I’m a writer, and I consider that to be my primary strength. I’m really not an actress. Even though my videos look improvised, much of it is typically scripted. Since no one is a professional actor, we always use cue cards. When you’re shooting on video, you can keep doing it until you have it right. The whole thing is planned out, and then I leave room for . . . magic!

The Whitney show is new for me in terms of the size and scope of the audience. Anyone can walk in and see the piece in the lobby—you don’t even have to pay to see it, which I really like. It’s nice to have this kind of challenge. I like being given assignments. It’s easier than simply pulling things out of the air. The fact that there are set parameters based on the space and its accessibility produces its own set of complications and joys.

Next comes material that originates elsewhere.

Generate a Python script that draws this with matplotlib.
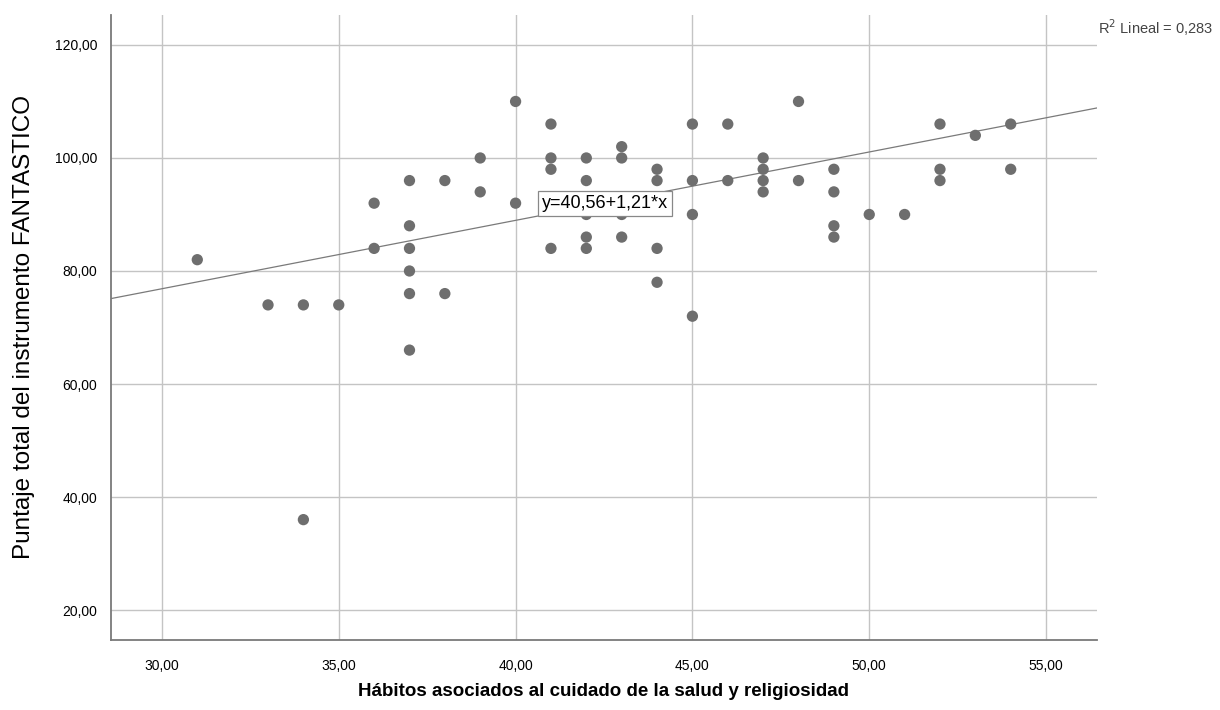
import matplotlib
matplotlib.use("Agg")
import matplotlib.pyplot as plt
import numpy as np

plt.rcParams['font.family'] = ['Liberation Sans', 'DejaVu Sans']

# Data (x: hábitos, y: puntaje FANTASTICO)
x_vals = [31, 33, 34, 34, 35,
          36, 36,
          37, 37, 37, 37, 37, 37,
          38, 38, 39, 39, 40, 40,
          41, 41, 41, 41,
          42, 42, 42, 42, 42,
          43, 43, 43, 43,
          44, 44, 44, 44,
          45, 45, 45, 45,
          46, 46,
          47, 47, 47, 47,
          48, 48,
          49, 49, 49, 49,
          50, 51,
          52, 52, 52,
          53, 54, 54]
y_vals = [82, 74, 74, 36, 74,
          92, 84,
          96, 88, 84, 80, 76, 66,
          96, 76, 100, 94, 110, 92,
          106, 100, 98, 84,
          100, 96, 90, 86, 84,
          102, 100, 90, 86,
          98, 96, 84, 78,
          106, 96, 90, 72,
          106, 96,
          100, 98, 96, 94,
          110, 96,
          98, 94, 88, 86,
          90, 90,
          106, 98, 96,
          104, 106, 98]

intercept = 40.56
slope = 1.21
r2_text = "R$^2$ Lineal = 0,283"
eq_text = "y=40,56+1,21*x"

x_ticks = [30, 35, 40, 45, 50, 55]
x_tick_labels = ["30,00", "35,00", "40,00", "45,00", "50,00", "55,00"]
y_ticks = [20, 40, 60, 80, 100, 120]
y_tick_labels = ["20,00", "40,00", "60,00", "80,00", "100,00", "120,00"]

x_label = "Hábitos asociados al cuidado de la salud y religiosidad"
y_label = "Puntaje total del instrumento FANTASTICO"

fig = plt.figure(figsize=(12.2, 7.1), dpi=100)
ax = fig.add_axes([111/1220, 1 - 640/710, (1097 - 111)/1220, (640 - 15)/710])

xlim = (28.56, 56.44)
ylim = (14.7, 125.3)
ax.set_xlim(*xlim)
ax.set_ylim(*ylim)

ax.grid(True, color='#c4c4c4', linewidth=1.0)
ax.set_axisbelow(True)

ax.scatter(x_vals, y_vals, s=66, color='#6e6e6e', edgecolors='none', zorder=3)

xx = np.array(xlim)
ax.plot(xx, intercept + slope * xx, color='#7a7a7a', linewidth=0.9, zorder=2)

ax.text(42.52, 91.9, eq_text, fontsize=13, ha='center', va='center', zorder=5,
        bbox=dict(boxstyle='square,pad=0.22', facecolor='white', edgecolor='#888888', linewidth=0.9))

ax.set_xticks(x_ticks)
ax.set_xticklabels(x_tick_labels, fontsize=10)
ax.set_yticks(y_ticks)
ax.set_yticklabels(y_tick_labels, fontsize=10)
ax.tick_params(axis='x', length=0, pad=14)
ax.tick_params(axis='y', length=0, pad=10)

for side in ['top', 'right']:
    ax.spines[side].set_visible(False)
for side in ['left', 'bottom']:
    ax.spines[side].set_color('#7a7a7a')
    ax.spines[side].set_linewidth(1.3)

fig.text(604/1220, 1 - 691/710, x_label, fontsize=13.5, fontweight='bold', ha='center', va='center')
fig.text(24/1220, 1 - 327/710, y_label, fontsize=17.5, rotation=90, ha='center', va='center')

fig.text(1098/1220, 1 - 28/710, r2_text, fontsize=10.5, ha='left', va='center', color='#444444')

fig.savefig("out.png", dpi=100, facecolor='white')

I was a guest on The Patchwork Family when I was a child. Once there was a guy from a zoo, and because it was my mother’s show, I had a monkey to myself all day. I pushed the monkey around in a doll stroller. It was the greatest day of my life––and it's been all downhill since then! Reruns of my mother’s shows were on rotation through the early ’90s, and I recall watching them Saturday mornings when I was in college. My clearest memories of the shows are from that period. If I stayed up all night on a Friday, as I was wont to do, there she was in the morning, standing before a psychedelic background sporting a big collar and singing songs to a puppet; it was great footage to fall asleep to. When I was really young, I found the shows disturbing; there was always an audience full of children with whom she’d share stories that she had already told to me, which could get very confusing. It was only in reruns that I really began to enjoy them.